CEW France’s beauticians work not only with hospitalized patients, who are being treated for 20 different types of illnesses — most of which are cancer, but also in residences for older people, called établissement d’hébergement pour personnes âgées dépendantes, and shelters for young women.

Some beauticians work in patients’ sterile rooms; Montenay recalled a terminally ill woman who recounted fond memories of her beauty treatments during a period when she had only two visitors. The patient said one was “my mother, who was always weeping, and the beautician, who was like sunshine for me.”

In 2003, a professor at Raymond-Poincaré, a hospital specializing in rehabilitation in Garches, outside of Paris, asked for CEW’s assistance. 

Often with brain trauma, people lose memories, but their olfactive center is nestled very deep, and so even after severe accidents it often remains intact.

“This professor asked us if we could, with our knowledge of perfume, odors and flavors, help those young people,” said Montenay, explaining most of the patients in the hospital are under 30 years old.

CEW France worked with an olfactory teacher from Institut Supérieur International du Parfum, de la Cosmétique et de L’aromatique Alimentaire and two perfumers from International Flavors & Fragrances to help patients conjure up memories through scent.
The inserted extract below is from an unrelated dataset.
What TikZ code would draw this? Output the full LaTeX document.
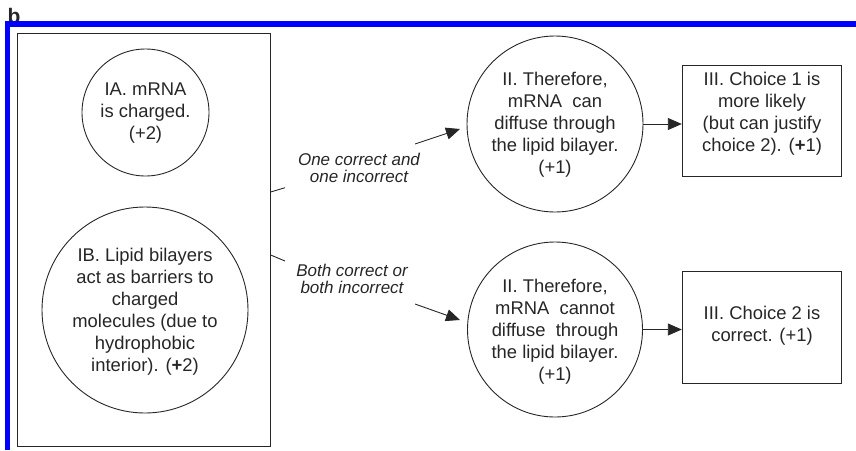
\documentclass[tikz,border=0pt]{standalone}
\usepackage{fontspec}
\setmainfont{Liberation Sans}
\usetikzlibrary{arrows.meta}
\definecolor{ink}{HTML}{262626}
\definecolor{frameblue}{RGB}{0,0,255}
\begin{document}
\begin{tikzpicture}[x=1pt,y=-1pt,
  every node/.style={text=ink},
  line/.style={draw=ink, line width=0.9pt},
  bigbox/.style={line, rectangle, inner sep=0pt},
  ring/.style={line, circle, inner sep=0pt},
  txt/.style={align=center, font=\fontsize{18.4}{22}\selectfont, inner sep=0pt},
  lab/.style={align=center, font=\fontsize{17}{16.5}\selectfont\itshape, inner sep=0pt},
  arr/.style={line, -{Triangle[length=14pt,width=12pt]}},
]
\useasboundingbox (0,0) rectangle (856,450);
\node[font=\fontsize{21}{21}\selectfont\bfseries, anchor=base west, inner sep=0pt] (tag) at (7.5,23) {b};
\draw[frameblue, line width=5.5pt] (7.5,450) -- (7.5,24) -- (856,24);

\node[bigbox, minimum width=253pt, minimum height=413pt] (boxI) at (143.7,239.7) {};
\node[ring, minimum size=127pt] (IA) at (145.5,112.5) {};
\node[txt] (IAt) at (145.5,113) {IA. mRNA\\is charged.\\(+2)};
\node[ring, minimum size=206pt] (IB) at (145,310) {};
\node[txt] (IBt) at (145,312) {IB. Lipid bilayers\\act as barriers to\\charged\\molecules (due to\\hydrophobic\\interior). (\textbf{+}2)};

\node[ring, minimum size=176pt] (IIa) at (555,124) {};
\node[txt] (IIat) at (555,125) {II. Therefore,\\mRNA\ \ can\\diffuse through\\the lipid bilayer.\\(+1)};
\node[ring, minimum size=175pt] (IIb) at (555,329.5) {};
\node[txt] (IIbt) at (555,332) {II. Therefore,\\mRNA\ \ cannot\\diffuse\ \ through\\the lipid bilayer.\\(+1)};

\node[bigbox, minimum width=159.5pt, minimum height=111pt] (IIIa) at (762,120.5) {};
\node[txt] (IIIat) at (762,113.5) {III. Choice 1 is\\more likely\\(but can justify\\choice 2). (\textbf{+}1)};
\node[bigbox, minimum width=159.5pt, minimum height=111.5pt] (IIIb) at (762,327.5) {};
\node[txt] (IIIbt) at (762,326) {III. Choice 2 is\\correct. (+1)};

\node[lab] (Lone) at (359,168) {One correct and\\one incorrect};
\node[lab] (Lboth) at (352,279) {Both correct or\\both incorrect};

\coordinate (a1) at (285,187.7);
\coordinate (a2) at (415,144);
\coordinate (a3) at (460,129);
\coordinate (b1) at (285,261);
\coordinate (b2) at (415,304);
\coordinate (b3) at (460,320);
\draw[line] (boxI.east |- 0,192) -- (a1);
\draw[arr] (a2) -- (a3);
\draw[line] (boxI.east |- 0,255) -- (b1);
\draw[arr] (b2) -- (b3);
\draw[arr] (IIa.east) -- (IIa.east -| IIIa.west);
\draw[arr] (IIb.east) -- (IIb.east -| IIIb.west);
\end{tikzpicture}
\end{document}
The team composed different thematic presentations of  three to six odors associated with various life events. A birthday party scenario, for example,  may involve the scents of candles and chocolate.

“It is just for the imagination. Even if they don’t recognize what they smell, it’s not a problem,” said Montenay. “What is important is they are speaking. It works very well, and now we have 13 workshops in different pathologies.”

CEW France is overseen by a board whose members each oversee a committee of volunteers. All of the people working in the association have another job in the beauty industry.

CEW France has just one salaried employee, its secretary. And the organization interfaces with both the association’s U.S. and U.K. branches. As in all CEW chapters, the French arm sets out to aid members in their professional lives — and to help them feel comfortable as leaders and know they have a network. Conviviality, said Montenay, is a key part of CEW France.

Among its activities, the organization holds conferences. Some are open to members only, and these begin at 6:30 p.m. with a glass of Champagne. This year 16 such gatherings are planned, with speakers including the founder of Beauty Couture, a sampling concern.

CEW France also hosts a handful of art-related happenings, with women attending the likes of the Centre Pompidou or Musée Rodin accompanied by a curator, followed by dinner, twice annually.

Professional trips have included visits to Russia, India, the U.S., the U.K. and, in France, Grasse and Bordeaux.

“Our main challenge in the coming years is to get more members,” said Montenay, adding that expanding its younger membership base is top priority.

“We need to have more people, more representatives from all of the profession and of all ages because the more we are, the more effective we are,” she explained. “We should be 1,000.”

Today, the oldest CEW France member is about 86 years old and the youngest, 24.

Ultimately, it is possible that more people will be paid on the association’s staff and that men might be able to join.

Montenay said among the things she loves at CEW is how the members “laugh a lot — and specifically, when we have difficult times.” The beauty centers are a strong common cause.

“What I’m really proud of at CEW and at the centers is everything that we make happen is because we dream. We dream all the time,” said Montenay. “I am very proud of the members who are able to give their time, and I am very proud of this complicity between women.”